>>>>
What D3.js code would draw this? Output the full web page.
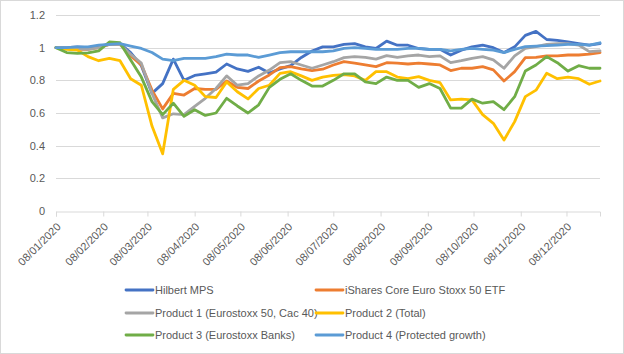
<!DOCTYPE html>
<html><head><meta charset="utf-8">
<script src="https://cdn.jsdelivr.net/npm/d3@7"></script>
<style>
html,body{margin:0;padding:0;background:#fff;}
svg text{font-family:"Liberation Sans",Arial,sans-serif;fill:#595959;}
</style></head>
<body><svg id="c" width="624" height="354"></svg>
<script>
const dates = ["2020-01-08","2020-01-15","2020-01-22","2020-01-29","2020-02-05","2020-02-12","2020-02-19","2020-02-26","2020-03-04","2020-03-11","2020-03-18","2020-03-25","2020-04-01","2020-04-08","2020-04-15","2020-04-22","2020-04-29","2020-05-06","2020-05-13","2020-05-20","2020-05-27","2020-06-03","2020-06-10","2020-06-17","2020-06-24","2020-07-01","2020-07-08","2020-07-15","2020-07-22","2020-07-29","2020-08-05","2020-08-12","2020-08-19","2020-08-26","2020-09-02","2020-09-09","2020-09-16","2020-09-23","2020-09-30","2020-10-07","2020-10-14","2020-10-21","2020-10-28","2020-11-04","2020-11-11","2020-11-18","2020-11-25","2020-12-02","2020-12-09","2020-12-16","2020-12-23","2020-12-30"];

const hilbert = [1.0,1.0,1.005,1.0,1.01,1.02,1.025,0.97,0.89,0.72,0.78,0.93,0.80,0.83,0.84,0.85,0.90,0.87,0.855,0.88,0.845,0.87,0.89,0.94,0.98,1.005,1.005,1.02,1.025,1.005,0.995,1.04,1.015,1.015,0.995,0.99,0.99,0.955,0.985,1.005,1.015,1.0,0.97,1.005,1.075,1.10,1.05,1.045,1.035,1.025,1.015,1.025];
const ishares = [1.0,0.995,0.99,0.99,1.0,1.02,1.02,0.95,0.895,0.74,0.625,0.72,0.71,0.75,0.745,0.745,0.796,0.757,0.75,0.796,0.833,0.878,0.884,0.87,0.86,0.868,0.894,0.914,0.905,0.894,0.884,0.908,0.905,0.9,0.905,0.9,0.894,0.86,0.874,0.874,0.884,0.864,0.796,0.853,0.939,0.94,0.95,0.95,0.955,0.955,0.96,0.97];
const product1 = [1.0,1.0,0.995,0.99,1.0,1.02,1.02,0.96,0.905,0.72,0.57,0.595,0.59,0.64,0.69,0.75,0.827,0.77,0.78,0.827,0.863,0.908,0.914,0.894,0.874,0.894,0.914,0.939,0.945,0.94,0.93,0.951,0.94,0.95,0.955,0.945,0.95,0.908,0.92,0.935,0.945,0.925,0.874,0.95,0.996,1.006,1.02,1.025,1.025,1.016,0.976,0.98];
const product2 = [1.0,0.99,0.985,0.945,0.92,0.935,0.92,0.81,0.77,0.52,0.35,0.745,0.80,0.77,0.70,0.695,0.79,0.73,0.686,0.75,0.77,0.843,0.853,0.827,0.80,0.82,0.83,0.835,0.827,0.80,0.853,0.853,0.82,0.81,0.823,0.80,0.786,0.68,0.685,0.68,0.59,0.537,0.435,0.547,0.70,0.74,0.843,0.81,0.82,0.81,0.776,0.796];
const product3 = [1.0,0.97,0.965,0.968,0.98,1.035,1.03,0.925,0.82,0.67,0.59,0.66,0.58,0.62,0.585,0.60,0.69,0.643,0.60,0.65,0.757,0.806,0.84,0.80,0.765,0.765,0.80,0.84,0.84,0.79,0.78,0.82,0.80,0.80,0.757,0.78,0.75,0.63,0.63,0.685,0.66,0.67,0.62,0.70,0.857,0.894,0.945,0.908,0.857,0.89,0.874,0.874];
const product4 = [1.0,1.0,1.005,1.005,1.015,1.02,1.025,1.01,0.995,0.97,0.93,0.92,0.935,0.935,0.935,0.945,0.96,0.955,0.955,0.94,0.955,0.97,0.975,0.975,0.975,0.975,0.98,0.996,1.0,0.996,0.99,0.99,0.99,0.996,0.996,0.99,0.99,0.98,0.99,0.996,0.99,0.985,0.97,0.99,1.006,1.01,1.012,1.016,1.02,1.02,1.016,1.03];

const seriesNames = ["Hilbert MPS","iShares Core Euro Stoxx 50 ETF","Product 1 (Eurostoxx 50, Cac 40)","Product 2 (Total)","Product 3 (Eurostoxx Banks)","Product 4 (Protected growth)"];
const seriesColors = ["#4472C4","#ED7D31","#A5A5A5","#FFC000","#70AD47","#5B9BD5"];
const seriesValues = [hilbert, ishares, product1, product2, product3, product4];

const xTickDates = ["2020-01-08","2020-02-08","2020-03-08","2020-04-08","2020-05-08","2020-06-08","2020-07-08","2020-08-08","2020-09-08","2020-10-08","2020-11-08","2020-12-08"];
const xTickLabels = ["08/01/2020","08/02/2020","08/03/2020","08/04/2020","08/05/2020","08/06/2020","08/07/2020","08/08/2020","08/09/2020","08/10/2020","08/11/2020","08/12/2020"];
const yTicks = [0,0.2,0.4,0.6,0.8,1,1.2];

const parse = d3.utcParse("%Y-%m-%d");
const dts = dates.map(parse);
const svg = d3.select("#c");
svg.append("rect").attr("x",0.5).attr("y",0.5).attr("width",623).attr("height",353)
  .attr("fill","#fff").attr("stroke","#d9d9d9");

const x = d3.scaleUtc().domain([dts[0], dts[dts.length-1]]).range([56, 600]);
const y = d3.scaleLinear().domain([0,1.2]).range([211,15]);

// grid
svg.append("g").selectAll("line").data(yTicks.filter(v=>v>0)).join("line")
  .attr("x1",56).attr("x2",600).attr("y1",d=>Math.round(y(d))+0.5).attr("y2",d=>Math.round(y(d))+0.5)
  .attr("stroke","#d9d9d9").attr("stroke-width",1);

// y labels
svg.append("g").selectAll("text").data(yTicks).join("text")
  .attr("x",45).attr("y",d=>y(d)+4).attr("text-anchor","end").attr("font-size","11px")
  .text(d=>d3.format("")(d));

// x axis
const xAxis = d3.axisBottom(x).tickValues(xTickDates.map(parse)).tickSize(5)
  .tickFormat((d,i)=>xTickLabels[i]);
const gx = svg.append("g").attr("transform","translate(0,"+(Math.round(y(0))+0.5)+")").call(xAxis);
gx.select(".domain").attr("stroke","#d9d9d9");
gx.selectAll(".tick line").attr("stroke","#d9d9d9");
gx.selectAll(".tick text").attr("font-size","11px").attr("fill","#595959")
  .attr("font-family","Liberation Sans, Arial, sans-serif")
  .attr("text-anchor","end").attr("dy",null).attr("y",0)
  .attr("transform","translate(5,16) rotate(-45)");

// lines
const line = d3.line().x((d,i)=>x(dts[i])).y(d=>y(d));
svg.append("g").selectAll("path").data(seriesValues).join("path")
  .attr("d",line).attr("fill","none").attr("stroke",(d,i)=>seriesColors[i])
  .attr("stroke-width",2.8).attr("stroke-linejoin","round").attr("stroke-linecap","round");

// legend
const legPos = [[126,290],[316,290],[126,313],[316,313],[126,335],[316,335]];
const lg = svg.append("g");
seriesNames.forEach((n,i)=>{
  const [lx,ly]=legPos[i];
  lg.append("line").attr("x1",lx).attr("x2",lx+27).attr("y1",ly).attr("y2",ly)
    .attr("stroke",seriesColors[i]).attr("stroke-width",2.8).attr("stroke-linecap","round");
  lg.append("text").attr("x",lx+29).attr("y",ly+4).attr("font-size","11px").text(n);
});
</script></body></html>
<<<<
>>>>
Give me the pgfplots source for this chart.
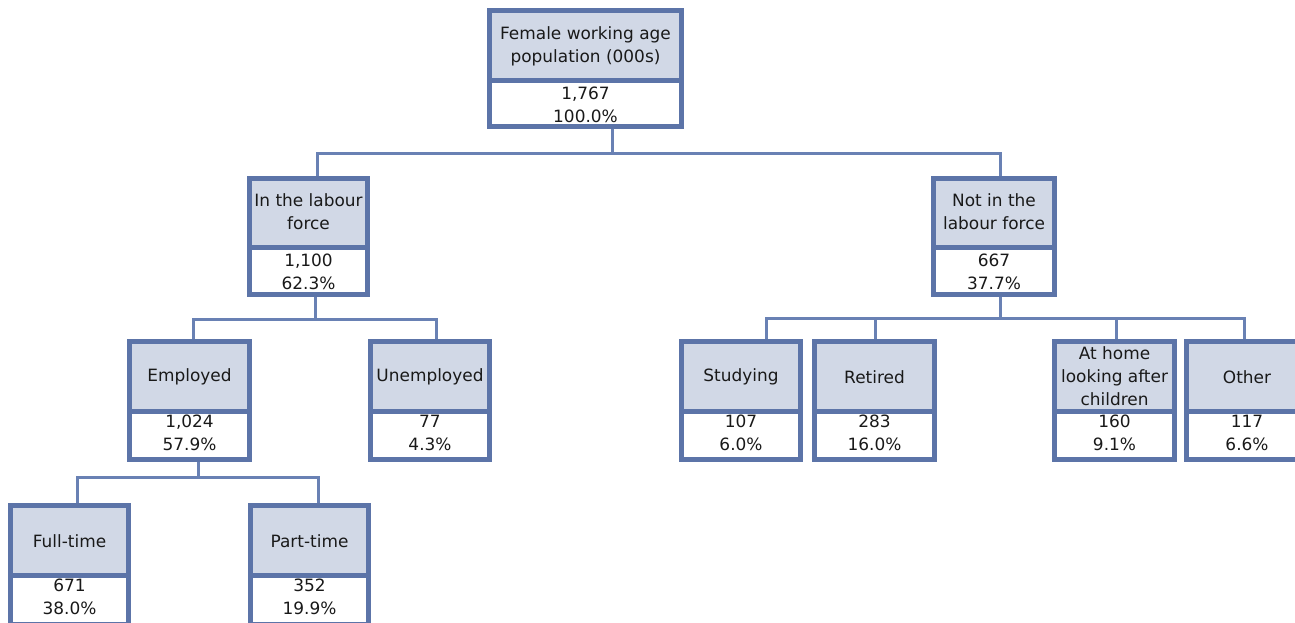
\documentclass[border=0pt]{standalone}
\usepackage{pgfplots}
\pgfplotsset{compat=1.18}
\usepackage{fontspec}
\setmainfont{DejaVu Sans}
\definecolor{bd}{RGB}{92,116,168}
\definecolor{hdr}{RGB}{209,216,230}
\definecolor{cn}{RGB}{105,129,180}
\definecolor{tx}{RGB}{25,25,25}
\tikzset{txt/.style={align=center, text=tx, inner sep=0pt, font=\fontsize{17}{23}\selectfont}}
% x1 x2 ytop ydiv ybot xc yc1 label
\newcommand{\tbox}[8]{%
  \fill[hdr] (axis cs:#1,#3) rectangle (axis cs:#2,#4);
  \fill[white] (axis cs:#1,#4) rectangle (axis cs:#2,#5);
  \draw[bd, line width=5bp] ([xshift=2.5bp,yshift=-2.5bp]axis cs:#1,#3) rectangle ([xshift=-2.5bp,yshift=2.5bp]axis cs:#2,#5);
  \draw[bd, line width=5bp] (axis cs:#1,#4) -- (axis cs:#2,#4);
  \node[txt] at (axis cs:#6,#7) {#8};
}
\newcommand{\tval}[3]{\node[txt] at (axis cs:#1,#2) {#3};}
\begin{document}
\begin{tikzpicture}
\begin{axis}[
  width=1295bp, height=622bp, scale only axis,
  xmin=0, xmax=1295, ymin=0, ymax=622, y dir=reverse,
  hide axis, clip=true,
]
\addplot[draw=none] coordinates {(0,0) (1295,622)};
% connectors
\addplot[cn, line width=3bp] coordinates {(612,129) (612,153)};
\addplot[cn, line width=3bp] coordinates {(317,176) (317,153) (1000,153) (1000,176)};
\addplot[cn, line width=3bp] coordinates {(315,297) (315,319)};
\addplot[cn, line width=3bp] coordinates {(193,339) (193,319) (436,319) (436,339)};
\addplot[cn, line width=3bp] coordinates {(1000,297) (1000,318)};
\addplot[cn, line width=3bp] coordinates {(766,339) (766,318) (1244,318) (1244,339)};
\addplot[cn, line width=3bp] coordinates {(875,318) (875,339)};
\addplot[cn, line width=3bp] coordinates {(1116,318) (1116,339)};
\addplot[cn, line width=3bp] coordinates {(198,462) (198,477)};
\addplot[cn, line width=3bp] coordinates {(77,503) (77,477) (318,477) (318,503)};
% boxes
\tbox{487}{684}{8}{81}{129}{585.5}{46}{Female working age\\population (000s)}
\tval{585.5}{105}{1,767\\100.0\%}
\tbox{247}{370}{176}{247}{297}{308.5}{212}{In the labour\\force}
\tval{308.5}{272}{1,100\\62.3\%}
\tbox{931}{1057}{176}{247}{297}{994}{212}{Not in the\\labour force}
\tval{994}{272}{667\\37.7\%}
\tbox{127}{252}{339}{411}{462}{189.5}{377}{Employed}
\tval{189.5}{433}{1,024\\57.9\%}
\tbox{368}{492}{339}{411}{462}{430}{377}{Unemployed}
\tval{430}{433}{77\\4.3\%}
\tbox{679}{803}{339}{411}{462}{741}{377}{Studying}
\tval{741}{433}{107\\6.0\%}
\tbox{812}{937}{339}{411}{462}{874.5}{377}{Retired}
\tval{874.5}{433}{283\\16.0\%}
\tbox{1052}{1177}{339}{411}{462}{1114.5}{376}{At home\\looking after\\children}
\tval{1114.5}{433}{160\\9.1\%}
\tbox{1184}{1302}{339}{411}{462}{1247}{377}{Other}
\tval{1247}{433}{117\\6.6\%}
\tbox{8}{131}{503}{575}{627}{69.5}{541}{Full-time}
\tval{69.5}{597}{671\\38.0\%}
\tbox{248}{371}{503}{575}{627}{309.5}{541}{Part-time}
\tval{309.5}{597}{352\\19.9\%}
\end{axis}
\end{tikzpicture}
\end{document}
<<<<
_Exercise task_
Search the entries for the word "draw", then list each line that holds it.

_Task response_
What D3.js code would draw this? Output the full web page.
  \draw[bd, line width=5bp] ([xshift=2.5bp,yshift=-2.5bp]axis cs:#1,#3) rectangle ([xshift=-2.5bp,yshift=2.5bp]axis cs:#2,#5);
  \draw[bd, line width=5bp] (axis cs:#1,#4) -- (axis cs:#2,#4);
\addplot[draw=none] coordinates {(0,0) (1295,622)};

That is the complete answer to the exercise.